I just think the support issue is so shallow. It’s a bit different if you have nothing to live on, but then again if that’s the case why are you having kids you can’t afford to raise? That’s a whole other argument. Who knows what this guy does for a living, but judging from the characters who are affiliated with him on her Facebook, I’m guessing it’s nothing great. I hope she gets a whopping $200 a month from him, if she does get anything at all. I’m not really sure how international law comes in to play with these situations.

It drives me nuts. She’s always been like this. Any time she has an issue with someone, it’s not enough for her to blast you for it – she’s got to let the whole world know about it so she can revel in the ignorant comments people leave that turn her into Mother Theresa. I don’t know how this girl still has friends that stick around and put up with her crap. She likes to think she’s never at fault for any issues she has with people, yet she’s got more issues with people than I can keep track of – more than anyone else I know. And she’s not a happy person. She says she is, and she’ll brag about how good she has it… but then all she has to show for it is negativity. You know the old adage… actions speak louder than words…
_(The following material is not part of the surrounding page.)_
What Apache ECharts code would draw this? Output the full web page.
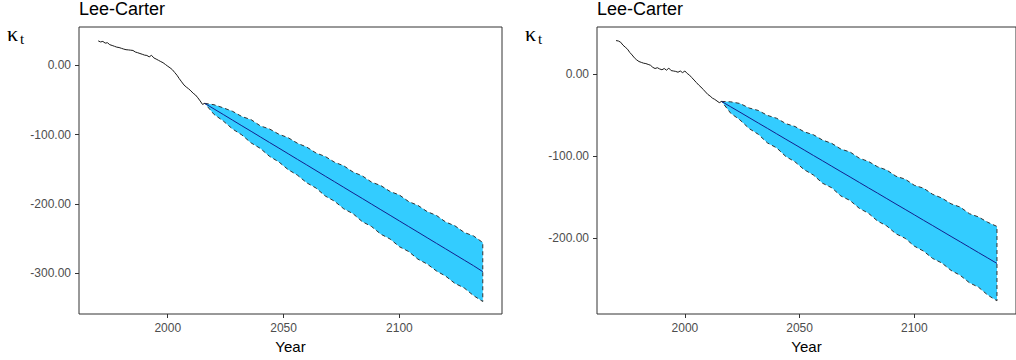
<!DOCTYPE html>
<html>
<head>
<meta charset="utf-8">
<script src="https://cdn.jsdelivr.net/npm/echarts@6/dist/echarts.min.js"></script>
<style>html,body{margin:0;padding:0;background:#fff}#c{width:1016px;height:360px}</style>
</head>
<body>
<div id="c"></div>
<script>
// ---------- data ----------
const histYears = [1970,1971,1972,1973,1974,1975,1976,1977,1978,1979,1980,1981,1982,1983,1984,1985,1986,1987,1988,1989,1990,1991,1992,1993,1994,1995,1996,1997,1998,1999,2000,2001,2002,2003,2004,2005,2006,2007,2008,2009,2010,2011,2012,2013,2014,2015,2016];
const histLeft = [35.0,33.5,34.2,31.8,32.3,29.5,28.4,27.2,26.0,25.4,24.3,23.2,22.3,22.0,21.6,21.2,19.0,18.0,16.8,15.7,14.5,14.0,12.0,14.2,10.5,8.8,7.0,5.2,3.5,1.0,-1.5,-3.8,-6.5,-10.5,-14.5,-19.5,-24.0,-28.5,-31.5,-34.0,-37.0,-40.5,-43.0,-47.0,-51.5,-56.5,-55.0];
const histRight = [40.5,40.0,38.5,35.0,32.5,30.0,26.0,23.0,19.5,17.0,15.0,14.0,13.0,12.5,11.5,10.5,8.0,6.5,7.5,6.0,5.0,6.5,4.5,7.0,4.0,3.5,3.0,2.0,3.5,1.5,3.5,0.5,-1.5,-4.5,-7.5,-10.5,-13.5,-16.0,-19.0,-22.0,-25.0,-27.0,-29.5,-31.0,-33.0,-35.0,-33.5];

const fcYears = [2016,2020,2024,2028,2032,2036,2040,2044,2048,2052,2056,2060,2064,2068,2072,2076,2080,2084,2088,2092,2096,2100,2104,2108,2112,2116,2120,2124,2128,2132,2136];
const meanLeft = [-55.0,-63.1,-71.1,-79.2,-87.3,-95.3,-103.4,-111.5,-119.5,-127.6,-135.7,-143.7,-151.8,-159.9,-167.9,-176.0,-184.1,-192.1,-200.2,-208.3,-216.3,-224.4,-232.5,-240.5,-248.6,-256.7,-264.7,-272.8,-280.9,-288.9,-297.5];
const upperLeft = [-55.0,-57.0,-61.5,-66.5,-74.0,-78.5,-87.5,-92.0,-99.5,-104.5,-112.5,-118.0,-126.5,-131.5,-139.8,-145.0,-154.0,-159.5,-168.5,-173.5,-182.0,-187.0,-196.5,-202.0,-211.0,-216.5,-226.0,-231.5,-241.0,-246.0,-255.5];
const lowerLeft = [-55.0,-71.0,-80.5,-92.0,-100.5,-112.0,-120.0,-131.5,-139.5,-150.5,-158.5,-169.5,-177.0,-188.5,-196.0,-207.0,-214.0,-225.5,-232.5,-243.5,-250.5,-261.5,-268.5,-279.5,-286.5,-296.5,-304.0,-314.5,-321.0,-332.0,-340.5];
const meanRight = [-33.5,-40.1,-46.6,-53.2,-59.8,-66.3,-72.9,-79.5,-86.0,-92.6,-99.2,-105.7,-112.3,-118.9,-125.4,-132.0,-138.6,-145.1,-151.7,-158.3,-164.8,-171.4,-178.0,-184.5,-191.1,-197.7,-204.2,-210.8,-217.4,-223.9,-230.5];
const upperRight = [-33.5,-34.0,-36.0,-41.5,-44.5,-50.5,-54.0,-60.5,-64.0,-70.5,-74.0,-80.5,-84.5,-91.5,-95.0,-102.5,-106.5,-113.0,-117.0,-124.5,-128.0,-135.5,-139.0,-146.5,-151.0,-158.0,-162.0,-170.0,-174.0,-180.5,-185.5];
const lowerRight = [-33.5,-48.0,-56.0,-66.5,-73.5,-84.0,-90.0,-100.5,-107.0,-116.5,-123.0,-133.0,-138.5,-148.5,-154.0,-163.5,-169.5,-179.0,-185.0,-194.5,-200.0,-209.5,-215.5,-224.5,-230.0,-239.0,-245.0,-254.0,-259.5,-269.0,-276.0];

const xTicks = [2000, 2050, 2100];
const yTicksLeft = [-300, -200, -100, 0];
const yTicksRight = [-200, -100, 0];

// ---------- chart ----------
const FONT = 'Liberation Sans, Arial, sans-serif';
const chart = echarts.init(document.getElementById('c'), null, {renderer: 'svg'});

function pairs(xs, ys) { return xs.map((x, i) => [x, ys[i]]); }

function xAxisCfg(gi) {
  return {
    type: 'value', gridIndex: gi, min: 1961.7, max: 2144.3, position: 'bottom',
    axisLine: {show: false, onZero: false}, splitLine: {show: false},
    axisTick: {show: true, length: 4, lineStyle: {color: '#333', width: 1}, customValues: xTicks},
    axisLabel: {customValues: xTicks, color: '#4D4D4D', fontSize: 12, margin: 8, fontFamily: FONT,
      formatter: v => String(Math.round(v))},
    name: 'Year', nameLocation: 'middle', nameGap: 22,
    nameTextStyle: {fontSize: 15, color: '#000', fontFamily: FONT}
  };
}
function yAxisCfg(gi, mn, mx, ticks) {
  return {
    type: 'value', gridIndex: gi, min: mn, max: mx, position: 'left',
    axisLine: {show: false, onZero: false}, splitLine: {show: false},
    axisTick: {show: true, length: 4, lineStyle: {color: '#333', width: 1}, customValues: ticks},
    axisLabel: {customValues: ticks, color: '#4D4D4D', fontSize: 12, margin: 8, fontFamily: FONT,
      formatter: v => Number(v).toFixed(2)}
  };
}
function band(gi, up, lo) {
  return {
    type: 'custom', xAxisIndex: gi, yAxisIndex: gi, silent: true, z: 2,
    data: [[fcYears[0], up[0]]],
    renderItem: function (params, api) {
      const pts = [];
      for (let i = 0; i < fcYears.length; i++) pts.push(api.coord([fcYears[i], up[i]]));
      for (let i = fcYears.length - 1; i >= 0; i--) pts.push(api.coord([fcYears[i], lo[i]]));
      return {type: 'polygon', shape: {points: pts},
        style: {fill: '#33CCFF', stroke: '#333', lineWidth: 1, lineDash: [4, 3]}};
    }
  };
}
function line(gi, xs, ys, color, z) {
  return {type: 'line', xAxisIndex: gi, yAxisIndex: gi, data: pairs(xs, ys), showSymbol: false,
    symbol: 'none', silent: true, z: z, lineStyle: {color: color, width: 1}};
}

chart.setOption({
  backgroundColor: '#fff',
  animation: false,
  grid: [
    {left: 79, top: 27, width: 423, height: 287, show: true, borderColor: '#333', borderWidth: 1, backgroundColor: 'transparent'},
    {left: 597, top: 27, width: 423, height: 287, show: true, borderColor: '#333', borderWidth: 1, backgroundColor: 'transparent'}
  ],
  xAxis: [xAxisCfg(0), xAxisCfg(1)],
  yAxis: [yAxisCfg(0, -358.5, 55, yTicksLeft), yAxisCfg(1, -292, 57, yTicksRight)],
  series: [
    band(0, upperLeft, lowerLeft),
    line(0, fcYears, meanLeft, '#14208c', 3),
    line(0, histYears, histLeft, '#1a1a1a', 3),
    band(1, upperRight, lowerRight),
    line(1, fcYears, meanRight, '#14208c', 3),
    line(1, histYears, histRight, '#1a1a1a', 3)
  ],
  graphic: [
    {type: 'text', left: 79, top: 0, style: {text: 'Lee-Carter', fontSize: 18, fontFamily: FONT, fill: '#000'}},
    {type: 'text', left: 597, top: 0, style: {text: 'Lee-Carter', fontSize: 18, fontFamily: FONT, fill: '#000'}},
    {type: 'text', left: 7, top: 22, style: {text: 'κ', fontSize: 22, fontFamily: 'Liberation Serif, serif', fill: '#000'}},
    {type: 'text', left: 20, top: 31, style: {text: 't', fontSize: 15, fontFamily: 'Liberation Serif, serif', fill: '#000'}},
    {type: 'text', left: 525, top: 22, style: {text: 'κ', fontSize: 22, fontFamily: 'Liberation Serif, serif', fill: '#000'}},
    {type: 'text', left: 538, top: 31, style: {text: 't', fontSize: 15, fontFamily: 'Liberation Serif, serif', fill: '#000'}}
  ]
});
</script>
</body>
</html>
As an ending thought – I should mention I’m no longer friends with her. She’s bossy, aggressive, demanding and controlling… has been the entire time I’ve known her. She dominates her friends in submission and I think most of them are afraid of telling her off because they know how obnoxious she can be when anyone dares to do that. But she used to be such a smart, classy girl when she was younger… and then she got all ghetto. When she goes out to the bar she dresses trashy… she lives in a trashy part of town (although her townhouse is really nice on the inside). Some of her friends are trashy. Just… ugh. She even talks ghetto now, which is SUCH a turn off.